RAW DATA →

....

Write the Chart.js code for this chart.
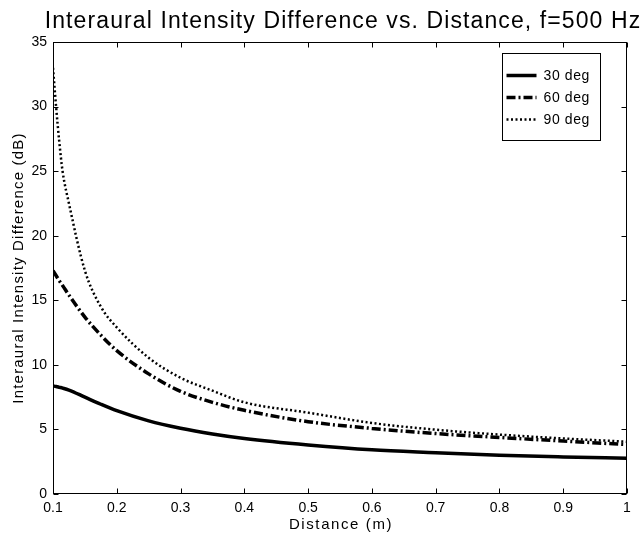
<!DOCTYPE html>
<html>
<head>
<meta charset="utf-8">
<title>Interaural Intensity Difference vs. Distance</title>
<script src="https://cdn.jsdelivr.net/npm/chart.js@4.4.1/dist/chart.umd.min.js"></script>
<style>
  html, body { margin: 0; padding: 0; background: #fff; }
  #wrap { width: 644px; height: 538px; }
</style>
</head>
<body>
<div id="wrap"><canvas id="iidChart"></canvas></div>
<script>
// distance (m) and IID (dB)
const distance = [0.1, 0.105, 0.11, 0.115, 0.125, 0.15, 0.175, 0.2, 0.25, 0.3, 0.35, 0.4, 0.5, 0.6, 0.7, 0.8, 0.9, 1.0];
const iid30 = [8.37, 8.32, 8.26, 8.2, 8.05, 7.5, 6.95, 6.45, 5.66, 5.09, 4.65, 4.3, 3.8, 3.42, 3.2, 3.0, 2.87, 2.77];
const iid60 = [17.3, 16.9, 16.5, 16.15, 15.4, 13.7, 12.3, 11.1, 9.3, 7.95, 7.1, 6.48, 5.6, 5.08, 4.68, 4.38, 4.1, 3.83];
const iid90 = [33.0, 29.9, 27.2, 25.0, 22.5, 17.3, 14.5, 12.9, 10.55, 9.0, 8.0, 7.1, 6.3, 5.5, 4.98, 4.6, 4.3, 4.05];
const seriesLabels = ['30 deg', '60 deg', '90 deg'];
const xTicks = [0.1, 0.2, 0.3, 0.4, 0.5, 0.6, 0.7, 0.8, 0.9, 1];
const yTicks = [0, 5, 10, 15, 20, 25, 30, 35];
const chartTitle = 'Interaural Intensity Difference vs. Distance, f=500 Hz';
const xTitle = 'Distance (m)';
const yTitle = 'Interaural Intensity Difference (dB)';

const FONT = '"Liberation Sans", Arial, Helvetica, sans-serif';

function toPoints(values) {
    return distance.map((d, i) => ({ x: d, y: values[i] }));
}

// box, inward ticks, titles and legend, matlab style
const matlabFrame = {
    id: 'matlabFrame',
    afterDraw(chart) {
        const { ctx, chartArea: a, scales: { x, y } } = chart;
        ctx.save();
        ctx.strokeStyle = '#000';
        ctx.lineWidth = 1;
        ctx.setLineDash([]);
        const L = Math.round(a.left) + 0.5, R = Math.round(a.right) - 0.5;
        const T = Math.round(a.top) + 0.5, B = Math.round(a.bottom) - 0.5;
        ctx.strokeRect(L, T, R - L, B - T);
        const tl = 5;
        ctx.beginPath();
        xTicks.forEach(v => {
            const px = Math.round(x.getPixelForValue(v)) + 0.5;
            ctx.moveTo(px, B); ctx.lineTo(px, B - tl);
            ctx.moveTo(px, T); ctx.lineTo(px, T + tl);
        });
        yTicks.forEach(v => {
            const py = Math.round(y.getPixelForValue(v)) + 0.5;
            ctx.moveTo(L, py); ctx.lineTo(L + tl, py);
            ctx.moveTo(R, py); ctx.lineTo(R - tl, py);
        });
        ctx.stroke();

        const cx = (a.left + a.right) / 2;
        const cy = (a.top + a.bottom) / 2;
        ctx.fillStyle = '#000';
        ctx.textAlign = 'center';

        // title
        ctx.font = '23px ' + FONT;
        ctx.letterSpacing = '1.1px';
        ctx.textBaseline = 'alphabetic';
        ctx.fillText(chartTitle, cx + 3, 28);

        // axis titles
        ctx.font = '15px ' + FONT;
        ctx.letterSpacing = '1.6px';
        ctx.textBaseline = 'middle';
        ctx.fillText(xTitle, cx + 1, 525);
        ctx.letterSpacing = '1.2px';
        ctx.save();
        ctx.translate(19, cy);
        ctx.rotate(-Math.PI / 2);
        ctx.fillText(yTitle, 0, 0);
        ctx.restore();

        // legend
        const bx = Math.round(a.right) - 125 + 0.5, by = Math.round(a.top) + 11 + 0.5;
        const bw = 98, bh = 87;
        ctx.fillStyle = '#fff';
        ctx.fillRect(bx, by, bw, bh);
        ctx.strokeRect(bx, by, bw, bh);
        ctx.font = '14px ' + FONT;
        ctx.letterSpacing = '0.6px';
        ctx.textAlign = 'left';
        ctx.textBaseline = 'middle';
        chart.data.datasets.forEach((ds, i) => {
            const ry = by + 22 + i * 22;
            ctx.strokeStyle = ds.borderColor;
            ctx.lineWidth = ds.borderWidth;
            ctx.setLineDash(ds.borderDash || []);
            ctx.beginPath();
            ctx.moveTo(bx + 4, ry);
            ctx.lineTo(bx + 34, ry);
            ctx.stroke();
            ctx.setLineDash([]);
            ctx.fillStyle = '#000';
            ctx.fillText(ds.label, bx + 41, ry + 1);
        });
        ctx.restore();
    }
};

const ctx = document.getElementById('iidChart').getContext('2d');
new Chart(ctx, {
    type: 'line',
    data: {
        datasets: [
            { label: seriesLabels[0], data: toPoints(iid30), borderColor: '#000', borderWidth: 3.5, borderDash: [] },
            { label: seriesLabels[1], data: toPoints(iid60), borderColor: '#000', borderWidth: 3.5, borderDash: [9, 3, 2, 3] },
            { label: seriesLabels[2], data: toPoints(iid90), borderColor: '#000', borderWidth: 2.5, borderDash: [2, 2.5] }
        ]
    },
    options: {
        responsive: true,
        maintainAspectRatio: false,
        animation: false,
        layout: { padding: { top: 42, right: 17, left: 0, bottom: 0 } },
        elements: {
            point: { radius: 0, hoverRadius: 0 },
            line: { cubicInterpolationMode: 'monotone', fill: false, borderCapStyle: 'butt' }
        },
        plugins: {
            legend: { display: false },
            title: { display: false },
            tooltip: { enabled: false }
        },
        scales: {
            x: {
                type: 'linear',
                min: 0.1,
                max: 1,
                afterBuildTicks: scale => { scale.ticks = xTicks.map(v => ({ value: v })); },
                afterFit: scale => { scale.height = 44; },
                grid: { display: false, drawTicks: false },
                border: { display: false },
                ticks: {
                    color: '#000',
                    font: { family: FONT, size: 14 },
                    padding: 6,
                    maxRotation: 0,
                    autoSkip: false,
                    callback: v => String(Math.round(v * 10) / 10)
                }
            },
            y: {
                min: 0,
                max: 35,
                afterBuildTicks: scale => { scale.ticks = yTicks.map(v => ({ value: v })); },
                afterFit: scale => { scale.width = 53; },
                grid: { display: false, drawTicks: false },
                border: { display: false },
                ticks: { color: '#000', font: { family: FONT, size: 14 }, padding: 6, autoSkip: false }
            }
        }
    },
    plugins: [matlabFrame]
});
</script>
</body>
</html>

....

WRITTEN INSTRUCTION → Return each line of the data, keeping its wording exact and omitting pictures.

COMPLETE ANSWER →
Write the Chart.js code for this chart.
<!DOCTYPE html>
<html>
<head>
<meta charset="utf-8">
<title>Interaural Intensity Difference vs. Distance</title>
<script src="https://cdn.jsdelivr.net/npm/chart.js@4.4.1/dist/chart.umd.min.js"></script>
<style>
  html, body { margin: 0; padding: 0; background: #fff; }
  #wrap { width: 644px; height: 538px; }
</style>
</head>
<body>
<div id="wrap"><canvas id="iidChart"></canvas></div>
<script>
// distance (m) and IID (dB)
const distance = [0.1, 0.105, 0.11, 0.115, 0.125, 0.15, 0.175, 0.2, 0.25, 0.3, 0.35, 0.4, 0.5, 0.6, 0.7, 0.8, 0.9, 1.0];
const iid30 = [8.37, 8.32, 8.26, 8.2, 8.05, 7.5, 6.95, 6.45, 5.66, 5.09, 4.65, 4.3, 3.8, 3.42, 3.2, 3.0, 2.87, 2.77];
const iid60 = [17.3, 16.9, 16.5, 16.15, 15.4, 13.7, 12.3, 11.1, 9.3, 7.95, 7.1, 6.48, 5.6, 5.08, 4.68, 4.38, 4.1, 3.83];
const iid90 = [33.0, 29.9, 27.2, 25.0, 22.5, 17.3, 14.5, 12.9, 10.55, 9.0, 8.0, 7.1, 6.3, 5.5, 4.98, 4.6, 4.3, 4.05];
const seriesLabels = ['30 deg', '60 deg', '90 deg'];
const xTicks = [0.1, 0.2, 0.3, 0.4, 0.5, 0.6, 0.7, 0.8, 0.9, 1];
const yTicks = [0, 5, 10, 15, 20, 25, 30, 35];
const chartTitle = 'Interaural Intensity Difference vs. Distance, f=500 Hz';
const xTitle = 'Distance (m)';
const yTitle = 'Interaural Intensity Difference (dB)';

const FONT = '"Liberation Sans", Arial, Helvetica, sans-serif';

function toPoints(values) {
    return distance.map((d, i) => ({ x: d, y: values[i] }));
}

// box, inward ticks, titles and legend, matlab style
const matlabFrame = {
    id: 'matlabFrame',
    afterDraw(chart) {
        const { ctx, chartArea: a, scales: { x, y } } = chart;
        ctx.save();
        ctx.strokeStyle = '#000';
        ctx.lineWidth = 1;
        ctx.setLineDash([]);
        const L = Math.round(a.left) + 0.5, R = Math.round(a.right) - 0.5;
        const T = Math.round(a.top) + 0.5, B = Math.round(a.bottom) - 0.5;
        ctx.strokeRect(L, T, R - L, B - T);
        const tl = 5;
        ctx.beginPath();
        xTicks.forEach(v => {
            const px = Math.round(x.getPixelForValue(v)) + 0.5;
            ctx.moveTo(px, B); ctx.lineTo(px, B - tl);
            ctx.moveTo(px, T); ctx.lineTo(px, T + tl);
        });
        yTicks.forEach(v => {
            const py = Math.round(y.getPixelForValue(v)) + 0.5;
            ctx.moveTo(L, py); ctx.lineTo(L + tl, py);
            ctx.moveTo(R, py); ctx.lineTo(R - tl, py);
        });
        ctx.stroke();

        const cx = (a.left + a.right) / 2;
        const cy = (a.top + a.bottom) / 2;
        ctx.fillStyle = '#000';
        ctx.textAlign = 'center';

        // title
        ctx.font = '23px ' + FONT;
        ctx.letterSpacing = '1.1px';
        ctx.textBaseline = 'alphabetic';
        ctx.fillText(chartTitle, cx + 3, 28);

        // axis titles
        ctx.font = '15px ' + FONT;
        ctx.letterSpacing = '1.6px';
        ctx.textBaseline = 'middle';
        ctx.fillText(xTitle, cx + 1, 525);
        ctx.letterSpacing = '1.2px';
        ctx.save();
        ctx.translate(19, cy);
        ctx.rotate(-Math.PI / 2);
        ctx.fillText(yTitle, 0, 0);
        ctx.restore();

        // legend
        const bx = Math.round(a.right) - 125 + 0.5, by = Math.round(a.top) + 11 + 0.5;
        const bw = 98, bh = 87;
        ctx.fillStyle = '#fff';
        ctx.fillRect(bx, by, bw, bh);
        ctx.strokeRect(bx, by, bw, bh);
        ctx.font = '14px ' + FONT;
        ctx.letterSpacing = '0.6px';
        ctx.textAlign = 'left';
        ctx.textBaseline = 'middle';
        chart.data.datasets.forEach((ds, i) => {
            const ry = by + 22 + i * 22;
            ctx.strokeStyle = ds.borderColor;
            ctx.lineWidth = ds.borderWidth;
            ctx.setLineDash(ds.borderDash || []);
            ctx.beginPath();
            ctx.moveTo(bx + 4, ry);
            ctx.lineTo(bx + 34, ry);
            ctx.stroke();
            ctx.setLineDash([]);
            ctx.fillStyle = '#000';
            ctx.fillText(ds.label, bx + 41, ry + 1);
        });
        ctx.restore();
    }
};

const ctx = document.getElementById('iidChart').getContext('2d');
new Chart(ctx, {
    type: 'line',
    data: {
        datasets: [
            { label: seriesLabels[0], data: toPoints(iid30), borderColor: '#000', borderWidth: 3.5, borderDash: [] },
            { label: seriesLabels[1], data: toPoints(iid60), borderColor: '#000', borderWidth: 3.5, borderDash: [9, 3, 2, 3] },
            { label: seriesLabels[2], data: toPoints(iid90), borderColor: '#000', borderWidth: 2.5, borderDash: [2, 2.5] }
        ]
    },
    options: {
        responsive: true,
        maintainAspectRatio: false,
        animation: false,
        layout: { padding: { top: 42, right: 17, left: 0, bottom: 0 } },
        elements: {
            point: { radius: 0, hoverRadius: 0 },
            line: { cubicInterpolationMode: 'monotone', fill: false, borderCapStyle: 'butt' }
        },
        plugins: {
            legend: { display: false },
            title: { display: false },
            tooltip: { enabled: false }
        },
        scales: {
            x: {
                type: 'linear',
                min: 0.1,
                max: 1,
                afterBuildTicks: scale => { scale.ticks = xTicks.map(v => ({ value: v })); },
                afterFit: scale => { scale.height = 44; },
                grid: { display: false, drawTicks: false },
                border: { display: false },
                ticks: {
                    color: '#000',
                    font: { family: FONT, size: 14 },
                    padding: 6,
                    maxRotation: 0,
                    autoSkip: false,
                    callback: v => String(Math.round(v * 10) / 10)
                }
            },
            y: {
                min: 0,
                max: 35,
                afterBuildTicks: scale => { scale.ticks = yTicks.map(v => ({ value: v })); },
                afterFit: scale => { scale.width = 53; },
                grid: { display: false, drawTicks: false },
                border: { display: false },
                ticks: { color: '#000', font: { family: FONT, size: 14 }, padding: 6, autoSkip: false }
            }
        }
    },
    plugins: [matlabFrame]
});
</script>
</body>
</html>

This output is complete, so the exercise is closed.